RECORDED DATA:
[Start]

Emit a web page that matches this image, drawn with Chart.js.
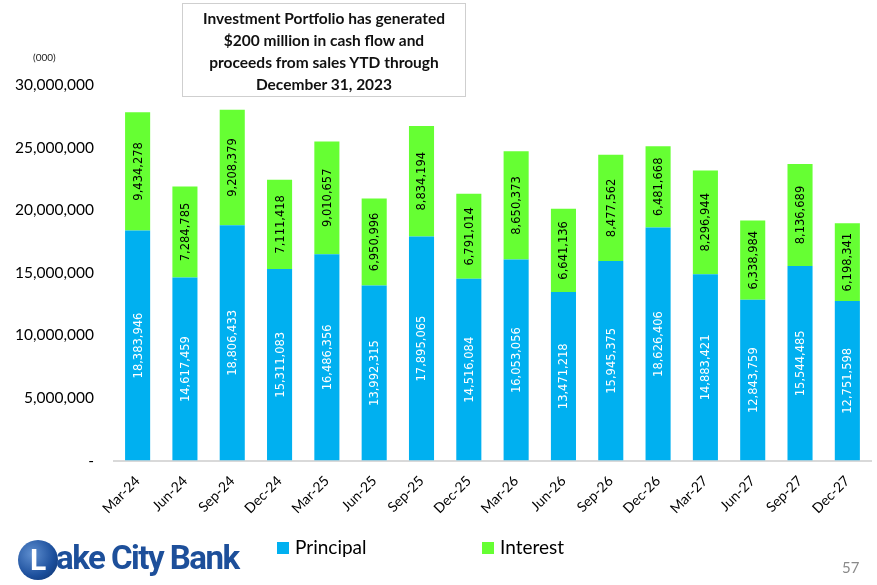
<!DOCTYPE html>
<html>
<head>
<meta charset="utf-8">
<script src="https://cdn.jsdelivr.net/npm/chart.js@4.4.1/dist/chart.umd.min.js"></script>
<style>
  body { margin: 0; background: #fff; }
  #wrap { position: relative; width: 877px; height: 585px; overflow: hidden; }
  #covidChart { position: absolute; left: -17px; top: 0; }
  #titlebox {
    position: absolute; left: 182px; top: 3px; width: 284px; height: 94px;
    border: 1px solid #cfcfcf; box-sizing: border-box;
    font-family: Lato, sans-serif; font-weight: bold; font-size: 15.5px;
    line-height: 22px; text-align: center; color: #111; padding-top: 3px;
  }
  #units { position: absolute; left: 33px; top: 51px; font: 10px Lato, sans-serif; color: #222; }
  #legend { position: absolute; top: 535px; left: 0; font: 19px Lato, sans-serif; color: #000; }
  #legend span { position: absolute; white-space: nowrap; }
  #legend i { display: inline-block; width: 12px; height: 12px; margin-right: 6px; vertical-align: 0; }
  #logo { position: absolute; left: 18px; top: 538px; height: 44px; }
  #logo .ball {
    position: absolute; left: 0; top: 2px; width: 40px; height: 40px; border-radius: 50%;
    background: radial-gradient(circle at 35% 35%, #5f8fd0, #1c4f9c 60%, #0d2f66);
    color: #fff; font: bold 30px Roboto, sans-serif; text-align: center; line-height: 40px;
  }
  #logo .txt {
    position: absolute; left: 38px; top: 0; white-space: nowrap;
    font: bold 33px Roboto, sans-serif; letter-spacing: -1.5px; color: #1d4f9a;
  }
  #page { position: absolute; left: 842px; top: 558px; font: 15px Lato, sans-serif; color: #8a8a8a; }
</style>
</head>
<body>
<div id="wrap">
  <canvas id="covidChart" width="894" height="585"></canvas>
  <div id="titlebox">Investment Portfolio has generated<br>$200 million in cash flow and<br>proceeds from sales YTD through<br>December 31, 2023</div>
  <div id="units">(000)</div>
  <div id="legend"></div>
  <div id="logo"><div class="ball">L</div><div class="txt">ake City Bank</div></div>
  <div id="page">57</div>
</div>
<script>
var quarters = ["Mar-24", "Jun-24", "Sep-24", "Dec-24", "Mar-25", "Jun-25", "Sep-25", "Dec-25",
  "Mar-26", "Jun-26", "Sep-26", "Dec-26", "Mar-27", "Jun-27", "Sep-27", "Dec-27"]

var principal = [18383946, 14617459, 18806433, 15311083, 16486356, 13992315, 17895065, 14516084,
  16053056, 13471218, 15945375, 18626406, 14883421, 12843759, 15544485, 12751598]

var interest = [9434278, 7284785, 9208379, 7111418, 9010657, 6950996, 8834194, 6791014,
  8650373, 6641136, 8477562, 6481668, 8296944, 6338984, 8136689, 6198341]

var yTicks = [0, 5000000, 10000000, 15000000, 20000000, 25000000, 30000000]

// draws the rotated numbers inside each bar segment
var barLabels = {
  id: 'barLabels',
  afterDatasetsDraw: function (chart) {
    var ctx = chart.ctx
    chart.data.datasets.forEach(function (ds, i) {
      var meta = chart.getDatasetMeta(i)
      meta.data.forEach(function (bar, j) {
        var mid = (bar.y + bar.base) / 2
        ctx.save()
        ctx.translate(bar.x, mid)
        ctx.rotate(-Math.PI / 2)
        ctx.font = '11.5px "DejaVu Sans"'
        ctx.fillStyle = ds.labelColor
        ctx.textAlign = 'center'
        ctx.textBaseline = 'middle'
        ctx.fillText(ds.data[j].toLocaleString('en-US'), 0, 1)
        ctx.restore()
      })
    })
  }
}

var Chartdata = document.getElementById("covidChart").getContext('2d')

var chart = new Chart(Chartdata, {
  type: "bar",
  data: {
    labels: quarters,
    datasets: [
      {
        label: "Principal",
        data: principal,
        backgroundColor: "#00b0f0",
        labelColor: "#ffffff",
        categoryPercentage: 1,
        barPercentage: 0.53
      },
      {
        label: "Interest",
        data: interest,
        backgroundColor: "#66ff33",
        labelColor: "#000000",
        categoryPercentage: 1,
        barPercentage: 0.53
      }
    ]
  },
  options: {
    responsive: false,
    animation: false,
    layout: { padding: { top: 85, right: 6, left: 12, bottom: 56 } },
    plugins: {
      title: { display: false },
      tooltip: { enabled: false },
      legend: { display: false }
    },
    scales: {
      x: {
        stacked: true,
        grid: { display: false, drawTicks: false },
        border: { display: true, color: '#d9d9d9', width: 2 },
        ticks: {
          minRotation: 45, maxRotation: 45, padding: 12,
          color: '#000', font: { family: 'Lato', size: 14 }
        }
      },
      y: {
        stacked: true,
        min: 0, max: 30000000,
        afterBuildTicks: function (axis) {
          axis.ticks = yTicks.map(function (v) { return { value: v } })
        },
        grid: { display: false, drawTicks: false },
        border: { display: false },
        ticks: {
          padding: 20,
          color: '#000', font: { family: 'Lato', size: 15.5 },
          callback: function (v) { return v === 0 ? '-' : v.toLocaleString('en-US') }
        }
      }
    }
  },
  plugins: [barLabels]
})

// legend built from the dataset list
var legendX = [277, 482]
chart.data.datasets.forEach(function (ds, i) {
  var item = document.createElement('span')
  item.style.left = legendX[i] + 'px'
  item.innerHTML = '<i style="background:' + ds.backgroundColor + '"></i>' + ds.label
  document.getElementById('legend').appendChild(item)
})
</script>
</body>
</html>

[End]

EXERCISE GOAL: Write the listing out a second time exactly, dropping all images.

ANSWER BELOW:
Emit a web page that matches this image, drawn with Chart.js.
<!DOCTYPE html>
<html>
<head>
<meta charset="utf-8">
<script src="https://cdn.jsdelivr.net/npm/chart.js@4.4.1/dist/chart.umd.min.js"></script>
<style>
  body { margin: 0; background: #fff; }
  #wrap { position: relative; width: 877px; height: 585px; overflow: hidden; }
  #covidChart { position: absolute; left: -17px; top: 0; }
  #titlebox {
    position: absolute; left: 182px; top: 3px; width: 284px; height: 94px;
    border: 1px solid #cfcfcf; box-sizing: border-box;
    font-family: Lato, sans-serif; font-weight: bold; font-size: 15.5px;
    line-height: 22px; text-align: center; color: #111; padding-top: 3px;
  }
  #units { position: absolute; left: 33px; top: 51px; font: 10px Lato, sans-serif; color: #222; }
  #legend { position: absolute; top: 535px; left: 0; font: 19px Lato, sans-serif; color: #000; }
  #legend span { position: absolute; white-space: nowrap; }
  #legend i { display: inline-block; width: 12px; height: 12px; margin-right: 6px; vertical-align: 0; }
  #logo { position: absolute; left: 18px; top: 538px; height: 44px; }
  #logo .ball {
    position: absolute; left: 0; top: 2px; width: 40px; height: 40px; border-radius: 50%;
    background: radial-gradient(circle at 35% 35%, #5f8fd0, #1c4f9c 60%, #0d2f66);
    color: #fff; font: bold 30px Roboto, sans-serif; text-align: center; line-height: 40px;
  }
  #logo .txt {
    position: absolute; left: 38px; top: 0; white-space: nowrap;
    font: bold 33px Roboto, sans-serif; letter-spacing: -1.5px; color: #1d4f9a;
  }
  #page { position: absolute; left: 842px; top: 558px; font: 15px Lato, sans-serif; color: #8a8a8a; }
</style>
</head>
<body>
<div id="wrap">
  <canvas id="covidChart" width="894" height="585"></canvas>
  <div id="titlebox">Investment Portfolio has generated<br>$200 million in cash flow and<br>proceeds from sales YTD through<br>December 31, 2023</div>
  <div id="units">(000)</div>
  <div id="legend"></div>
  <div id="logo"><div class="ball">L</div><div class="txt">ake City Bank</div></div>
  <div id="page">57</div>
</div>
<script>
var quarters = ["Mar-24", "Jun-24", "Sep-24", "Dec-24", "Mar-25", "Jun-25", "Sep-25", "Dec-25",
  "Mar-26", "Jun-26", "Sep-26", "Dec-26", "Mar-27", "Jun-27", "Sep-27", "Dec-27"]

var principal = [18383946, 14617459, 18806433, 15311083, 16486356, 13992315, 17895065, 14516084,
  16053056, 13471218, 15945375, 18626406, 14883421, 12843759, 15544485, 12751598]

var interest = [9434278, 7284785, 9208379, 7111418, 9010657, 6950996, 8834194, 6791014,
  8650373, 6641136, 8477562, 6481668, 8296944, 6338984, 8136689, 6198341]

var yTicks = [0, 5000000, 10000000, 15000000, 20000000, 25000000, 30000000]

// draws the rotated numbers inside each bar segment
var barLabels = {
  id: 'barLabels',
  afterDatasetsDraw: function (chart) {
    var ctx = chart.ctx
    chart.data.datasets.forEach(function (ds, i) {
      var meta = chart.getDatasetMeta(i)
      meta.data.forEach(function (bar, j) {
        var mid = (bar.y + bar.base) / 2
        ctx.save()
        ctx.translate(bar.x, mid)
        ctx.rotate(-Math.PI / 2)
        ctx.font = '11.5px "DejaVu Sans"'
        ctx.fillStyle = ds.labelColor
        ctx.textAlign = 'center'
        ctx.textBaseline = 'middle'
        ctx.fillText(ds.data[j].toLocaleString('en-US'), 0, 1)
        ctx.restore()
      })
    })
  }
}

var Chartdata = document.getElementById("covidChart").getContext('2d')

var chart = new Chart(Chartdata, {
  type: "bar",
  data: {
    labels: quarters,
    datasets: [
      {
        label: "Principal",
        data: principal,
        backgroundColor: "#00b0f0",
        labelColor: "#ffffff",
        categoryPercentage: 1,
        barPercentage: 0.53
      },
      {
        label: "Interest",
        data: interest,
        backgroundColor: "#66ff33",
        labelColor: "#000000",
        categoryPercentage: 1,
        barPercentage: 0.53
      }
    ]
  },
  options: {
    responsive: false,
    animation: false,
    layout: { padding: { top: 85, right: 6, left: 12, bottom: 56 } },
    plugins: {
      title: { display: false },
      tooltip: { enabled: false },
      legend: { display: false }
    },
    scales: {
      x: {
        stacked: true,
        grid: { display: false, drawTicks: false },
        border: { display: true, color: '#d9d9d9', width: 2 },
        ticks: {
          minRotation: 45, maxRotation: 45, padding: 12,
          color: '#000', font: { family: 'Lato', size: 14 }
        }
      },
      y: {
        stacked: true,
        min: 0, max: 30000000,
        afterBuildTicks: function (axis) {
          axis.ticks = yTicks.map(function (v) { return { value: v } })
        },
        grid: { display: false, drawTicks: false },
        border: { display: false },
        ticks: {
          padding: 20,
          color: '#000', font: { family: 'Lato', size: 15.5 },
          callback: function (v) { return v === 0 ? '-' : v.toLocaleString('en-US') }
        }
      }
    }
  },
  plugins: [barLabels]
})

// legend built from the dataset list
var legendX = [277, 482]
chart.data.datasets.forEach(function (ds, i) {
  var item = document.createElement('span')
  item.style.left = legendX[i] + 'px'
  item.innerHTML = '<i style="background:' + ds.backgroundColor + '"></i>' + ds.label
  document.getElementById('legend').appendChild(item)
})
</script>
</body>
</html>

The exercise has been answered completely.